A network that serves as the Facebook of things needs to support a larger set of events than these few verbs. Events are subject-verb-object triples. Because of the nature of what needs to be communicated, events need to be free-form and flexible. The systems that respond to them should support complex event scenarios to recognize situations more complicated than what a single thing can communicate with a single event. For example, “Phil’s leaving on a trip and his car needs gas” is a combination of two events: “Phil’s leaving on a trip” and “Phil’s car needs gas.” These two events mean something important to me when they’re linked. Less so when they’re not.
This event network must be universal–standards-based and open. I call it the “global event bus” or GEB. The GEB supports raising event and subscribing to specific kinds of events for specific entities. The GEB must also support discovery for event processors and generators. Everything I own and use will eventually tie into the GEB.
The addition of identity to the GEB allows each entity (usually a person) to overlay their own personal event network (PEN) on top of the GEB. A PEN comprises the collection of things that a person owns, personal data she controls, and the apps she uses to manage scenarios (think “take a trip,” “find a service provider,” etc.). All of these, on the basis of being associated with an identity, link products, services, data, and applications together in a social graph in service of an individual. My PEN is obviously different than yours–it is uniquely individual and personal.
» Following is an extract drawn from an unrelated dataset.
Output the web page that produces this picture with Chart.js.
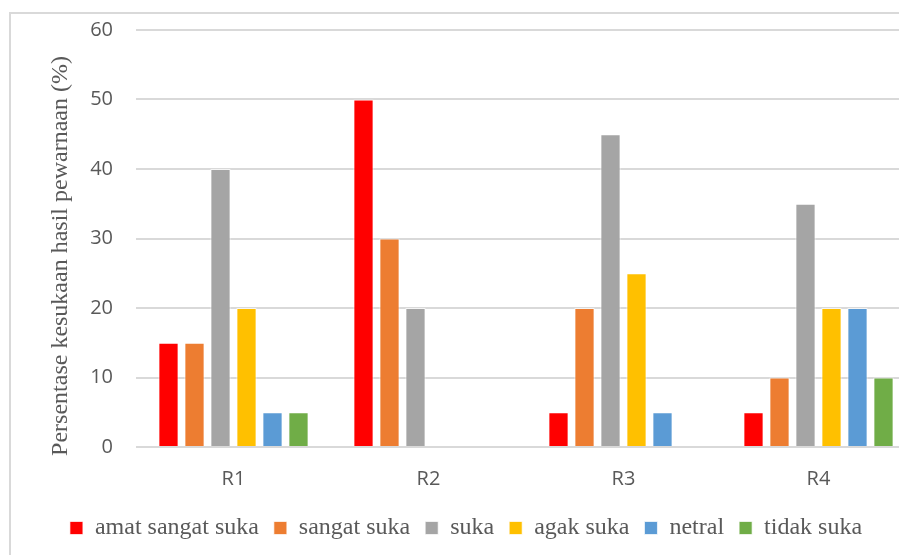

The PEN is the “society” or “ecosystem” in which my things interact and provides a new model for integration. Adding new things, new data, and new apps is easy because the entire network is loosely coupled and the architecture supports emergent interaction. (See my living room scenario in On Hierarchies and Networks for more detail on this.)
As I said, this is what I call the Live Web, but if “Facebook of Things” works better for you, go right ahead and think of it that way. I believe such a system is inevitable. While its exact nature and form may differ from what I envision, I don’t think the overall idea will be long in coming. We can build this now and it will prove extremely valuable–so it will be built.